> WHAT TO DO
Determine which lines of the records include the word "code", and copy them.

○ ○ ○

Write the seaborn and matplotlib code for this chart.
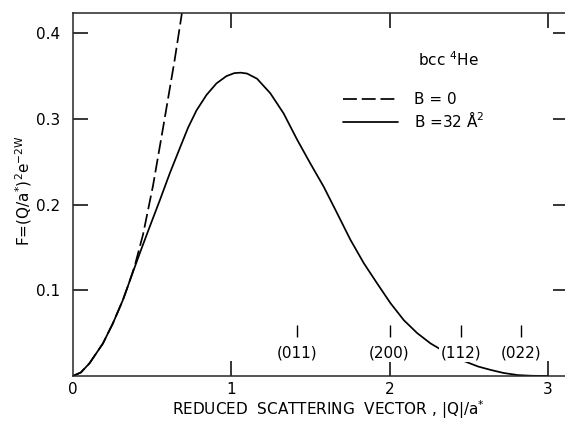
import numpy as np
import pandas as pd
import seaborn as sns
import matplotlib
matplotlib.use("Agg")
import matplotlib.pyplot as plt

# values
q_solid = [0, 0.05, 0.105, 0.19, 0.253, 0.316, 0.369, 0.422, 0.485, 0.549,
           0.612, 0.675, 0.728, 0.781, 0.844, 0.907, 0.970, 1.02, 1.06, 1.10,
           1.163, 1.247, 1.331, 1.416, 1.50, 1.584, 1.669, 1.753, 1.838,
           1.922, 2.006, 2.091, 2.175, 2.259, 2.323, 2.40, 2.48, 2.56, 2.64,
           2.72, 2.81, 2.90, 3.0]
f_solid = [0, 0.004, 0.0148, 0.038, 0.0615, 0.0887, 0.116, 0.143, 0.174,
           0.205, 0.2365, 0.2657, 0.290, 0.310, 0.328, 0.3415, 0.350, 0.3535,
           0.354, 0.353, 0.347, 0.330, 0.3065, 0.276, 0.248, 0.221, 0.190,
           0.159, 0.1315, 0.108, 0.085, 0.065, 0.050, 0.038, 0.031, 0.023,
           0.0167, 0.011, 0.007, 0.0035, 0.001, 0.0002, 0.0]

q_dash = [0, 0.05, 0.105, 0.19, 0.253, 0.316, 0.348, 0.39, 0.443, 0.506,
          0.57, 0.643, 0.70]
f_dash = [0, 0.004, 0.0148, 0.038, 0.0615, 0.0887, 0.105, 0.128, 0.165,
          0.222, 0.290, 0.369, 0.437]

bragg_pos = [np.sqrt(2), 2.0, np.sqrt(6), np.sqrt(8)]
bragg_labels = ["(011)", "(200)", "(112)", "(022)"]

series_labels = ["B = 0", "B =32 Å$^2$"]

df = pd.concat([
    pd.DataFrame({"q": q_dash, "F": f_dash, "B": series_labels[0]}),
    pd.DataFrame({"q": q_solid, "F": f_solid, "B": series_labels[1]}),
])

sns.set_style("ticks")
plt.rcParams["font.family"] = ["DejaVu Sans"]
plt.rcParams["mathtext.default"] = "regular"
plt.rcParams["text.color"] = "black"
plt.rcParams["axes.labelcolor"] = "black"

fig = plt.figure(figsize=(5.65, 4.21), dpi=100)
ax = fig.add_axes([0.129, 0.107, 0.877, 0.862])

sns.lineplot(data=df, x="q", y="F", hue="B", style="B",
             palette=["black", "black"],
             dashes={series_labels[0]: (8, 2.8), series_labels[1]: ""},
             sort=False, estimator=None, lw=1.25, ax=ax)

ax.set_xlim(0, 3.13)
ax.set_ylim(0, 0.4236)
ax.set_xticks([0, 1, 2, 3])
ax.set_xticklabels(["0", "1", "2", "3"])
ax.set_yticks([0.1, 0.2, 0.3, 0.4])
ax.set_yticklabels(["0.1", "0.2", "0.3", "0.4"])
ax.tick_params(direction="in", length=11, width=1.1, top=True, right=True,
               labelsize=11, colors="black")
ax.tick_params(axis="x", pad=4)
ax.tick_params(axis="y", pad=9)
# no tick mark at the origin, only its label
ax.xaxis.get_major_ticks()[0].tick1line.set_visible(False)
ax.xaxis.get_major_ticks()[0].tick2line.set_visible(False)
for s in ax.spines.values():
    s.set_linewidth(1.1)

ax.set_xlabel("REDUCED  SCATTERING  VECTOR , |Q|/a$^{*}$", fontsize=11)
ax.xaxis.set_label_coords(0.516, -0.062)
ax.set_ylabel("F=(Q/a$^{*}$)$^{2}$e$^{-2W}$", fontsize=11)
ax.yaxis.set_label_coords(-0.078, 0.51)

# Bragg peak markers
ax.vlines(bragg_pos, 0.045, 0.059, color="black", lw=1.0)
for x, lab in zip(bragg_pos, bragg_labels):
    ax.text(x, 0.027, lab, ha="center", va="center", fontsize=11, zorder=4,
            bbox=dict(facecolor="white", edgecolor="none", pad=1.0))

ax.text(2.18, 0.369, "bcc $^4$He", fontsize=11, va="center")
ax.legend(frameon=False, fontsize=11, handlelength=3.6, handletextpad=1.0,
          labelspacing=0.2, loc="upper left", bbox_to_anchor=(0.518, 0.82))

fig.savefig("out.png", dpi=100)
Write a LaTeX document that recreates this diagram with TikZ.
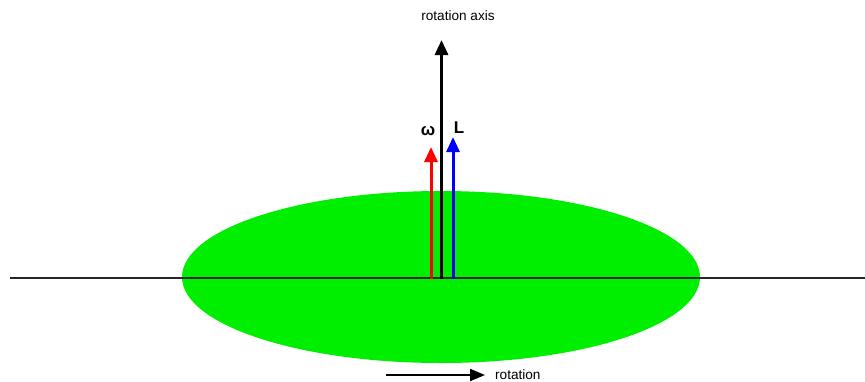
\documentclass[tikz,border=0pt]{standalone}
\usepackage{fontspec}
\setmainfont{Liberation Sans}
\usetikzlibrary{arrows.meta,positioning}
\definecolor{discgreen}{RGB}{0,238,0}
\tikzset{
  axis arrow/.style={-{Triangle[length=15pt,width=13pt]},line width=3pt},
  spin arrow/.style={-{Triangle[length=15pt,width=12pt]},line width=2pt},
  base line/.style={line width=1.5pt,black!85},
  disc/.style={fill=discgreen},
  small label/.style={font=\fontsize{13.6}{15}\selectfont,inner sep=1pt},
  vector label/.style={font=\fontsize{17}{19}\selectfont\bfseries,inner sep=1pt},
}

\begin{document}
\begin{tikzpicture}[x=1pt,y=-1pt]
  \useasboundingbox (0,0) rectangle (865,381);
  \fill[disc] (441,277) ellipse [x radius=259, y radius=86];
  \coordinate (left) at (10,278);
  \coordinate (right) at (865,278);
  \draw[base line] (left) -- (right);
  % vectors on the axis
  \coordinate (o) at (441.5,279);
  \coordinate (o w) at (431,279);
  \coordinate (o l) at (453,279);
  \coordinate (axis top) at (441.5,40);
  \coordinate (w top) at (431,147);
  \coordinate (l top) at (453,137);
  \draw[axis arrow] (o) -- (axis top);
  \draw[axis arrow,red] (o w) -- (w top);
  \draw[axis arrow,blue] (o l) -- (l top);
  \node[small label] (axis label) at (458,16) {rotation axis};
  \node[vector label] (omega) at (428,131) {ω};
  \node[vector label] (ang mom) at (459,128) {L};
  % sense of rotation
  \coordinate (r0) at (386,375);
  \coordinate (r1) at (485,375);
  \draw[spin arrow] (r0) -- (r1);
  \node[small label,right=9pt of r1] (rot label) {rotation};
\end{tikzpicture}
\end{document}
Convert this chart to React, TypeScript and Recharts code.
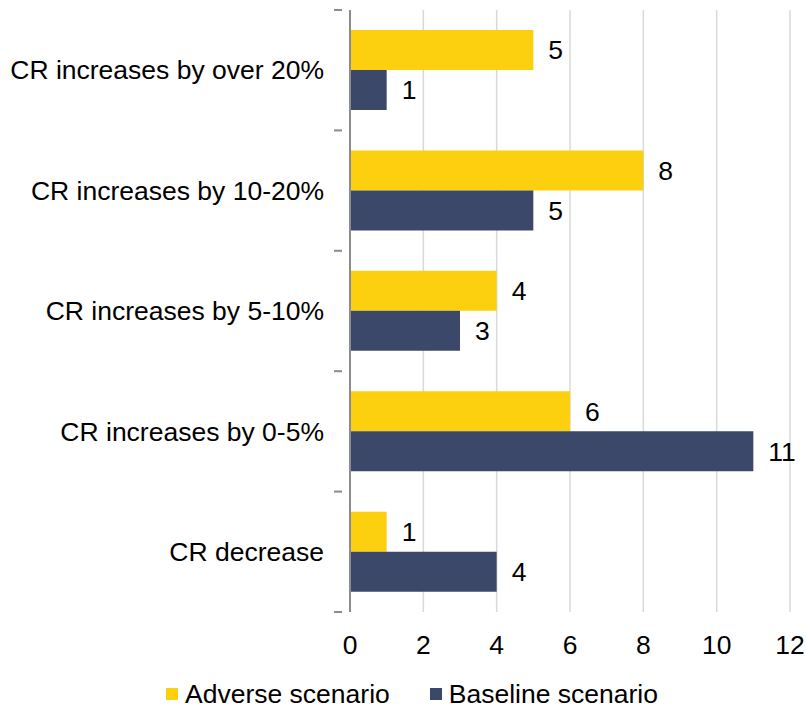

○ ○ ○

> RESULT OF THE TASK
Write the seaborn and matplotlib code for this chart.
Convert this chart to React, TypeScript and Recharts code.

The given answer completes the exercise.